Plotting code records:
+++++
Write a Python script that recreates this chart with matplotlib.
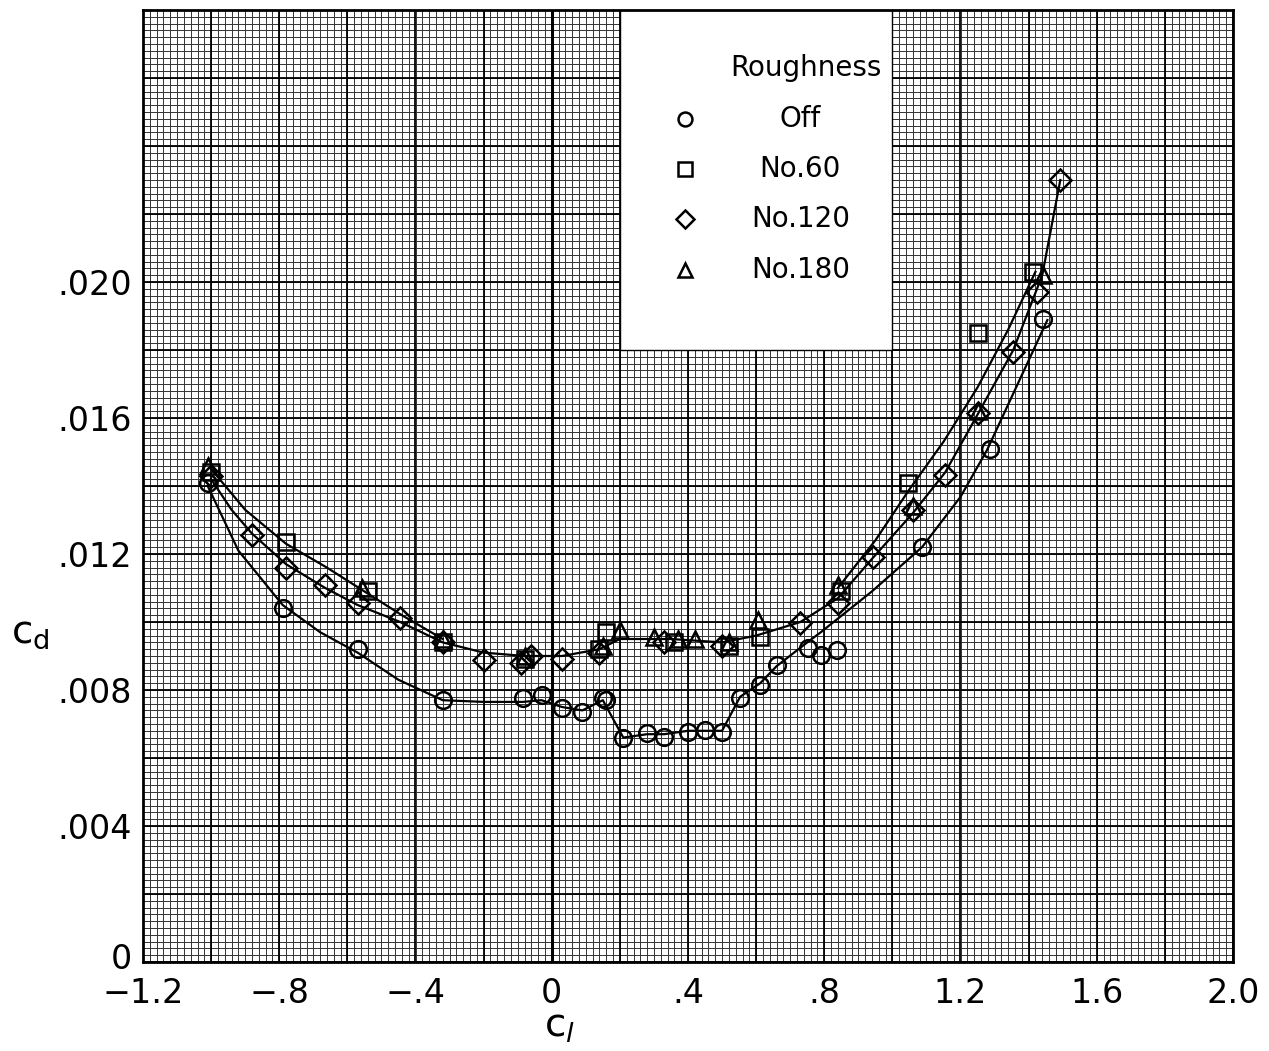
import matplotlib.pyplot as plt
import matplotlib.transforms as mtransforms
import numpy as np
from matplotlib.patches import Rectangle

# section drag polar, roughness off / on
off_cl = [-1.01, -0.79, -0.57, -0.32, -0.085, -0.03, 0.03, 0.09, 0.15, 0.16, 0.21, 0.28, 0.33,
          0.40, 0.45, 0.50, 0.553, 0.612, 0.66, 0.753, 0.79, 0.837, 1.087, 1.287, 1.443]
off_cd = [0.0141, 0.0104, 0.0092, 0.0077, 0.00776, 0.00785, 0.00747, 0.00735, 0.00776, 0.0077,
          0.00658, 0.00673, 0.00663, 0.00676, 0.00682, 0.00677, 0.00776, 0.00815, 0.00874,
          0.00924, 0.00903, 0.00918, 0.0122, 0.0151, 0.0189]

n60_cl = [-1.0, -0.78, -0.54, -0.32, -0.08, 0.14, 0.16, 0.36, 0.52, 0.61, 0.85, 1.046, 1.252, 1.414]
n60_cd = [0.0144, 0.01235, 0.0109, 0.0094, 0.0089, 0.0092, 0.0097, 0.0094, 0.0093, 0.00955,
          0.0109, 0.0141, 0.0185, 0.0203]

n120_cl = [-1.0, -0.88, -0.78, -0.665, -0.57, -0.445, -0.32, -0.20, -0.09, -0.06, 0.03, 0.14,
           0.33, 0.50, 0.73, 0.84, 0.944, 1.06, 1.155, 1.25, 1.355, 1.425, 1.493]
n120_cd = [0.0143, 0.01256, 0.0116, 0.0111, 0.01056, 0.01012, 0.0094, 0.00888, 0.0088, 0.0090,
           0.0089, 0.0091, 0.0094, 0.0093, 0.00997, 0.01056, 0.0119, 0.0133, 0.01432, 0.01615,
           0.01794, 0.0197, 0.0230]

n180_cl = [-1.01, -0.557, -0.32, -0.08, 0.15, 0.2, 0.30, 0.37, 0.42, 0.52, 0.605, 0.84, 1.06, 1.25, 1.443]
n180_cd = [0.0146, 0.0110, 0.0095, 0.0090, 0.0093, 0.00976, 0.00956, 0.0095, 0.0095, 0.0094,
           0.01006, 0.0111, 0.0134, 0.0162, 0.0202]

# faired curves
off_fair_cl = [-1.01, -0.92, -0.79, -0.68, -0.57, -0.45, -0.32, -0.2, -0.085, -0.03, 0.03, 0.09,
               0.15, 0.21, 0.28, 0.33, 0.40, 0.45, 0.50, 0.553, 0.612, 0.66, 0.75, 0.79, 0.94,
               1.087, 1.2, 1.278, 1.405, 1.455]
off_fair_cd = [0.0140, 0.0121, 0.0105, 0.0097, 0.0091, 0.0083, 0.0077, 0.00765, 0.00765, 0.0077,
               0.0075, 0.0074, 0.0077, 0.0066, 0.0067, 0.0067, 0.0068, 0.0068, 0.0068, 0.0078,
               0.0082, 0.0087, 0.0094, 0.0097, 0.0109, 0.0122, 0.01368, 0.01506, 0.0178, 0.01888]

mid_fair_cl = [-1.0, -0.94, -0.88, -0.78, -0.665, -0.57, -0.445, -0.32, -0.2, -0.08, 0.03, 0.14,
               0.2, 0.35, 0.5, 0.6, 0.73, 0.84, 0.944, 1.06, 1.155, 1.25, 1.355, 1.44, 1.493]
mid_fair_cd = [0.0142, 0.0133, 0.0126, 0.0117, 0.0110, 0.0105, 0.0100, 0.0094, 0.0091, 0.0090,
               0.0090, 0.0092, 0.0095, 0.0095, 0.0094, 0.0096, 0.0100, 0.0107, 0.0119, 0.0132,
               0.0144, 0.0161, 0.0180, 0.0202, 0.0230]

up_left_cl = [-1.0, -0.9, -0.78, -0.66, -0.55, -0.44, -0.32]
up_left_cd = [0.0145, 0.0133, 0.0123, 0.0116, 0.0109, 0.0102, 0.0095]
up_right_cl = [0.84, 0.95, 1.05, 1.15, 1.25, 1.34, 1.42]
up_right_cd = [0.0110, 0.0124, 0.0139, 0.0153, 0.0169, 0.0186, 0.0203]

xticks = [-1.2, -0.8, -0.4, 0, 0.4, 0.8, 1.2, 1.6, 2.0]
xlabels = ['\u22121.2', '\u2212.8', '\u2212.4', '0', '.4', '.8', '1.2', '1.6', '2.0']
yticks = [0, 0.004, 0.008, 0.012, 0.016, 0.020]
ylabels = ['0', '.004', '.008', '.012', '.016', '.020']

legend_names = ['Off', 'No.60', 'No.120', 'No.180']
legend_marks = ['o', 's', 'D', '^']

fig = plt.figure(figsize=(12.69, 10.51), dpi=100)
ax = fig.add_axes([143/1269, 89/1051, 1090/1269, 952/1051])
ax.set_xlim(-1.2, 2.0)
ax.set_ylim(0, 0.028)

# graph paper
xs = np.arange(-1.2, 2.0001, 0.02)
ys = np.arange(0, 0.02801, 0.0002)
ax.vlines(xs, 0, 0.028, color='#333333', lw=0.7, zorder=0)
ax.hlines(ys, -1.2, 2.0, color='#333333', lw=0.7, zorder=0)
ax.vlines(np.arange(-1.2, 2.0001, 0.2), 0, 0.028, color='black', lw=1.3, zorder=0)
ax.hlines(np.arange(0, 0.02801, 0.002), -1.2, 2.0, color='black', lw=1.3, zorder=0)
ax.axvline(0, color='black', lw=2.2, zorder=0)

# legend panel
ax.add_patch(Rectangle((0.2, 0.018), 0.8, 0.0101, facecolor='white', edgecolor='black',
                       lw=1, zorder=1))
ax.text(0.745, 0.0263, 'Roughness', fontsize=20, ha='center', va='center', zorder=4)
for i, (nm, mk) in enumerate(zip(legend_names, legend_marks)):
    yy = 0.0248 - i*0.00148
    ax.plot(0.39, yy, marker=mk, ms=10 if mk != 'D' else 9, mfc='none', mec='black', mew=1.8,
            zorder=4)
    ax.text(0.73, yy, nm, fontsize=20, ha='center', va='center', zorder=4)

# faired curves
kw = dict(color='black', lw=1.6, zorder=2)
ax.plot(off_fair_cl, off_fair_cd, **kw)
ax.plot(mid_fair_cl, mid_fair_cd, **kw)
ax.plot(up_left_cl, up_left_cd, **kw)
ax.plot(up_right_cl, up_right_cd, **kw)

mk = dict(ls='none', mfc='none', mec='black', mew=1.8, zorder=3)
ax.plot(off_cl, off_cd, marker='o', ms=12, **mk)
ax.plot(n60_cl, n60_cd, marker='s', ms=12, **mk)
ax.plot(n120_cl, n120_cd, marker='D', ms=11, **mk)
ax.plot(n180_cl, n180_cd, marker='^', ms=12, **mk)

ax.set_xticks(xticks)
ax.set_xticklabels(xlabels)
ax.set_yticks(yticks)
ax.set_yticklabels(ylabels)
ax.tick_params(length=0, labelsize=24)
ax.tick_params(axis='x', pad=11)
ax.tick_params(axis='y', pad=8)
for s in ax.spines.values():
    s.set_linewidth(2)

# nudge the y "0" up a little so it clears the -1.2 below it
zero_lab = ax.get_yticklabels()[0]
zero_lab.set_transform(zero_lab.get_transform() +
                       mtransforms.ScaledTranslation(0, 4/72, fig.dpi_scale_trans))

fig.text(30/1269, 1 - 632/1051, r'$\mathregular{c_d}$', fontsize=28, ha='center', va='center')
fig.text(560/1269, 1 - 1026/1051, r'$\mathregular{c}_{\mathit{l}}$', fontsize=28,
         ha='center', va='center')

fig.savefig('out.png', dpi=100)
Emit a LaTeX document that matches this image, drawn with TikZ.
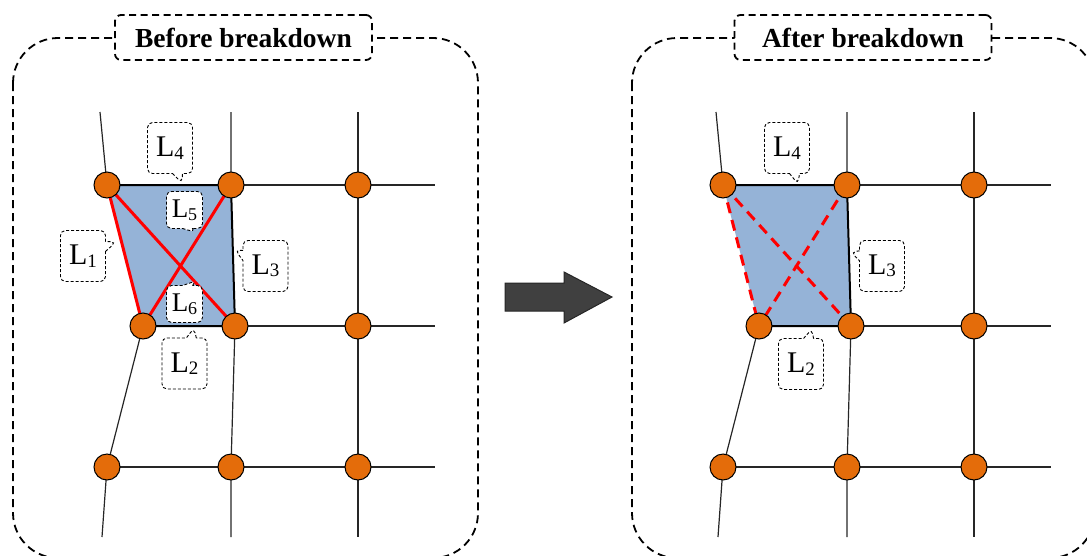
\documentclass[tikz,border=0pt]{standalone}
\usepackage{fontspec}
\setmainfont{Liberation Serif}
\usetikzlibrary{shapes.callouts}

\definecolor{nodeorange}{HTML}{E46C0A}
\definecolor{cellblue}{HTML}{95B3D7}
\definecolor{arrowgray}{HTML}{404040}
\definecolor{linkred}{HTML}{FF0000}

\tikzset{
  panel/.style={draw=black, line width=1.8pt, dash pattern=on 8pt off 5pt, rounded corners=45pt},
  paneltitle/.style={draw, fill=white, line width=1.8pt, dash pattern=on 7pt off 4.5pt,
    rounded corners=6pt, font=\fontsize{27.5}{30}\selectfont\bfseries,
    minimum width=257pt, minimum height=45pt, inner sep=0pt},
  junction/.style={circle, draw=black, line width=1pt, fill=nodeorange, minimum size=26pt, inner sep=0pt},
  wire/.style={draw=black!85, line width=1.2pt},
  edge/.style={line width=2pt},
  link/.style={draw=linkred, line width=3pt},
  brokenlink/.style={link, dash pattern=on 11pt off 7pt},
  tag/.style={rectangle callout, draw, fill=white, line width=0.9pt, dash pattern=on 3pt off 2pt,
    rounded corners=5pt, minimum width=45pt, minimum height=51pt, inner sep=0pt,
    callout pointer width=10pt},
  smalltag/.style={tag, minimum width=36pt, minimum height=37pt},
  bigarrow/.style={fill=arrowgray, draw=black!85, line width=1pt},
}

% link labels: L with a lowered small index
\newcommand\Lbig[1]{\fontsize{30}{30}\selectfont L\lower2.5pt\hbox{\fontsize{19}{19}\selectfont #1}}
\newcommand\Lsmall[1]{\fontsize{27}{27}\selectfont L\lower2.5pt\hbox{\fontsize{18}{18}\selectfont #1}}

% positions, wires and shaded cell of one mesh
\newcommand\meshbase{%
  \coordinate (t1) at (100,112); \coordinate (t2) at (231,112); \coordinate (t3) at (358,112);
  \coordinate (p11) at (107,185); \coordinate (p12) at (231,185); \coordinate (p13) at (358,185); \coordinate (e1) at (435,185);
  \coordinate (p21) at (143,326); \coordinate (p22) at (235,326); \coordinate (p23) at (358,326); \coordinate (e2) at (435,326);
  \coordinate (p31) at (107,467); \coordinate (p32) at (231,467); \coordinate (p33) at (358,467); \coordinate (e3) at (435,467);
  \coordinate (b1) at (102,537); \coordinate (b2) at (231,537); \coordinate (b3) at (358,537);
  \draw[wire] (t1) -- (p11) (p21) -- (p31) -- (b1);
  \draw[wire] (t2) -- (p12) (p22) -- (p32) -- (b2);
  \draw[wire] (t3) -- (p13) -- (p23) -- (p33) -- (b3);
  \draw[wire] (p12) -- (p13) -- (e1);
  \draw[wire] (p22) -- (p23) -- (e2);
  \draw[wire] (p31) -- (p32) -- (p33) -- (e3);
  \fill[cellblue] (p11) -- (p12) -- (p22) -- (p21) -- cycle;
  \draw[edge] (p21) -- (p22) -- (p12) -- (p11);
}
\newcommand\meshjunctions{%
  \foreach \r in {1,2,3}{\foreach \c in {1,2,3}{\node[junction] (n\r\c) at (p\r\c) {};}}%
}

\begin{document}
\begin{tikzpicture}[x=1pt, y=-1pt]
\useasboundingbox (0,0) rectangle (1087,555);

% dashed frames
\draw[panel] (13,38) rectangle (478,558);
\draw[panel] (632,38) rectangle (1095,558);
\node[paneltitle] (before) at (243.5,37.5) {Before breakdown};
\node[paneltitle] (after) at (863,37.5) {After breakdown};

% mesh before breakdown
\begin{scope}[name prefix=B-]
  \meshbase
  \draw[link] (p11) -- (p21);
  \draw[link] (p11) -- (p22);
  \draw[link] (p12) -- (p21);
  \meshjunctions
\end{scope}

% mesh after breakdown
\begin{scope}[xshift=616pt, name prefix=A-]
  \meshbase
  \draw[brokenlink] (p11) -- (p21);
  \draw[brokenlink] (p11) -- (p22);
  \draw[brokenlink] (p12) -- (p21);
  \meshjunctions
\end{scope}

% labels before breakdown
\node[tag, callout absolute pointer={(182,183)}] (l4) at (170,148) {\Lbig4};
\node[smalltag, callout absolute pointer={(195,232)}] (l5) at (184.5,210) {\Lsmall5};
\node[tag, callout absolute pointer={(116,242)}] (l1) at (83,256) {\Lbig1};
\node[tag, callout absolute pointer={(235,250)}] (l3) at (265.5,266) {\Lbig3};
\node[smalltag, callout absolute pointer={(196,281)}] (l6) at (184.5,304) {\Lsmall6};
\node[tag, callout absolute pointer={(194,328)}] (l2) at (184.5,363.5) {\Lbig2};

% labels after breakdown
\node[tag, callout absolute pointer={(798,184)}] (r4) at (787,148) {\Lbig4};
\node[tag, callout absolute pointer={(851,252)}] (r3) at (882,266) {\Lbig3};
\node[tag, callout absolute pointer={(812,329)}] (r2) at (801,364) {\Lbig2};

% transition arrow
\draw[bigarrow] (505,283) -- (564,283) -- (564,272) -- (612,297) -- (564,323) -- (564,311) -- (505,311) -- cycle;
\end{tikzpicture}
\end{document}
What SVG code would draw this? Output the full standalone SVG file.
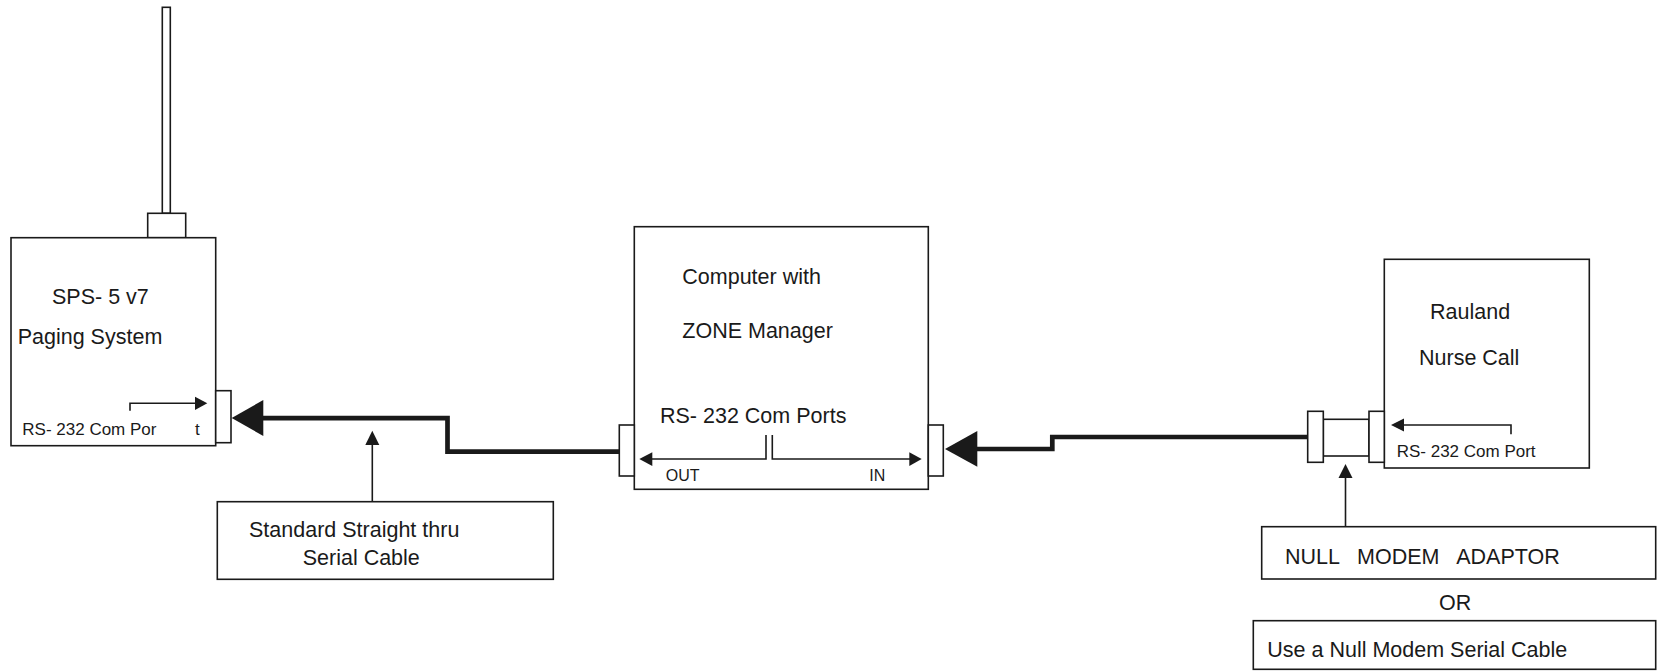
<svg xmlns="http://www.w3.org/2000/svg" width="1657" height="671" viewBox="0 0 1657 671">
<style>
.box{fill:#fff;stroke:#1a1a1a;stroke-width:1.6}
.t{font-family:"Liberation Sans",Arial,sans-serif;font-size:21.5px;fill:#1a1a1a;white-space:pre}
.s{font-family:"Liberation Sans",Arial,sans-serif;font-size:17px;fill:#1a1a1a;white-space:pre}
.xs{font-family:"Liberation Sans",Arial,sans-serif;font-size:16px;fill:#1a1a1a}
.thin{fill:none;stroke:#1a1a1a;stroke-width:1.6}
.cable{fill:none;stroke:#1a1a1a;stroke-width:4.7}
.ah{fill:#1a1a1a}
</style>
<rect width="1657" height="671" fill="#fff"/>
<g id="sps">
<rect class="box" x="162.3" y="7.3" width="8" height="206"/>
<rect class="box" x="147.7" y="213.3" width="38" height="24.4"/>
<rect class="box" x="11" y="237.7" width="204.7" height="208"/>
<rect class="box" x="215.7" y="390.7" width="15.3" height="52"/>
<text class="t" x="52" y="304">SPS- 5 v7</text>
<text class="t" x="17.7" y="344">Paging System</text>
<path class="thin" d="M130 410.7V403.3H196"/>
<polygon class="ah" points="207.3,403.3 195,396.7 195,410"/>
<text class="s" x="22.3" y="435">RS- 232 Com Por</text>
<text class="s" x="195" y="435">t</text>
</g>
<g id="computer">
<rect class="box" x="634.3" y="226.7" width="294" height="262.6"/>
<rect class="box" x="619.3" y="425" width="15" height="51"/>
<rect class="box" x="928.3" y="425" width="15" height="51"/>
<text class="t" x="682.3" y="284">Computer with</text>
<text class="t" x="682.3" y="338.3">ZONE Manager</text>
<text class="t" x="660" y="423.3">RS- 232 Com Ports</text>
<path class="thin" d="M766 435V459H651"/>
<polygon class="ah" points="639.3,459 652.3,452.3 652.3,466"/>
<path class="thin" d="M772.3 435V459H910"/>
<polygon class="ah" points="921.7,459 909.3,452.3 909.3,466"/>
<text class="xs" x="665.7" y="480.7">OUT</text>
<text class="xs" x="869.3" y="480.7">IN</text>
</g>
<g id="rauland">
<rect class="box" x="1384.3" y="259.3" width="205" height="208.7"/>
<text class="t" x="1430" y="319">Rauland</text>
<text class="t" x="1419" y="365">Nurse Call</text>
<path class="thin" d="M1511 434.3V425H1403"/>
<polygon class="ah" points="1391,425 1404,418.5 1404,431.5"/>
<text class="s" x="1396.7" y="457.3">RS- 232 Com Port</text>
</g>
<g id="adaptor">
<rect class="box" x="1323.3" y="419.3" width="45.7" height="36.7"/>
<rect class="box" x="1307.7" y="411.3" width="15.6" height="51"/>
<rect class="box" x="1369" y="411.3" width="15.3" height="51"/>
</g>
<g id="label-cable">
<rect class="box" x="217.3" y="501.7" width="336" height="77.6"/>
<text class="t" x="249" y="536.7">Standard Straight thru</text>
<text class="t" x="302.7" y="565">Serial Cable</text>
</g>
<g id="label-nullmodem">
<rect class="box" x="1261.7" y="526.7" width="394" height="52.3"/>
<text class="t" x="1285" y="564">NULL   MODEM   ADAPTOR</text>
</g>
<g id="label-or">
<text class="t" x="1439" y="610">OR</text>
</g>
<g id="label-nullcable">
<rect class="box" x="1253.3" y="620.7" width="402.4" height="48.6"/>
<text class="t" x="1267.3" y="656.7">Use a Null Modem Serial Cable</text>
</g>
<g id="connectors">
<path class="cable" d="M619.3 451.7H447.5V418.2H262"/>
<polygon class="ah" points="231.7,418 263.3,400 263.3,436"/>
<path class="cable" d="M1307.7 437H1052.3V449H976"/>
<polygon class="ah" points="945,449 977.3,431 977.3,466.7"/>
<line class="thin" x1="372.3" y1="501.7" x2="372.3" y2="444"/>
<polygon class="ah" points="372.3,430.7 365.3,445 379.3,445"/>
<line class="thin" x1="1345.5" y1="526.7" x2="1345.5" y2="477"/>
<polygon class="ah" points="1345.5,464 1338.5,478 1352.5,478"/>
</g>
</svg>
+++++
Description of the task:
Set down again, exactly, the lines of the material above from its first line to the one with "from matplotlib.patches import Rectangle", inclusive. Leave the pictures out.

Problem solution:
Write a Python script that recreates this chart with matplotlib.
import matplotlib.pyplot as plt
import matplotlib.transforms as mtransforms
import numpy as np
from matplotlib.patches import Rectangle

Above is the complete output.